A pragmatic path forward 

There is, though, a risk that the horror of what is happening in Ukraine could lead policymakers to focus purely on altering gas supplies. “I think the focus is likely to shift away from emissions reductions and towards energy security and energy cost going forwards,” suggests Biraj Borkhataria, from the investment bank RBC Capital Markets.

Allen Good, an energy analyst at financial services company Morningstar, also believes the priority will be to find new sources of gas, with LNG from the US likely to form a large part of the solution. However, he says: “Russia is so deeply entrenched in the European market, and support for new domestic gas production is low in European countries, that it isn’t possible to simply flick a switch to change suppliers.” 

Think tank Carbon Tracker recently suggested that European policymakers use the Ukraine crisis as a catalyst to further accelerate the roll-out of clean energy systems. Accelerating the energy transition is also logical from an economic point of view; the EU pays around €360bn ($393.13bn) a year to import fossil fuels, a sum equal to the clean energy investments needed for the bloc to meet its 2030 'Fit for 55' climate targets.

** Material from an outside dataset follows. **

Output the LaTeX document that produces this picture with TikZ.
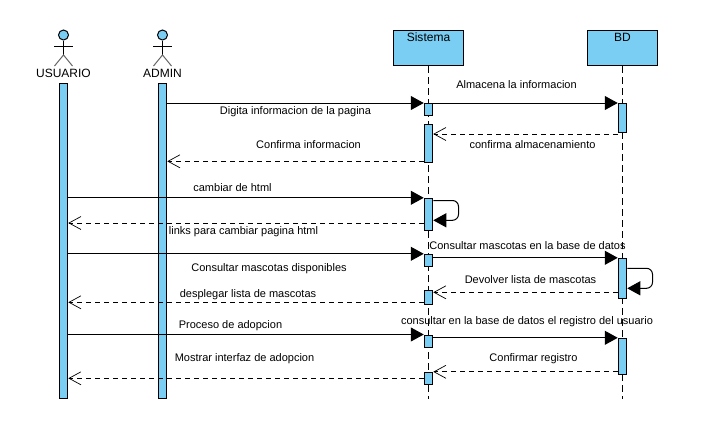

Diversifying to renewables more rapidly reduces the financial risk of stranded assets and will provide more cost-competitive electricity than gas in most markets. 

The International Energy Agency released a ten-point plan on 3 March the agency suggests could reduce reliance on Russian gas by a third in just one year. It includes more practical security of supply recommendations, such as replacing Russian supplies with gas from alternative sources and introducing minimum gas storage obligations. It also calls for moves to “accelerate the deployment of new wind and solar projects” and for greater energy efficiency improvements, pointing out that at present just 1% of the EU’s building stock is renovated each year.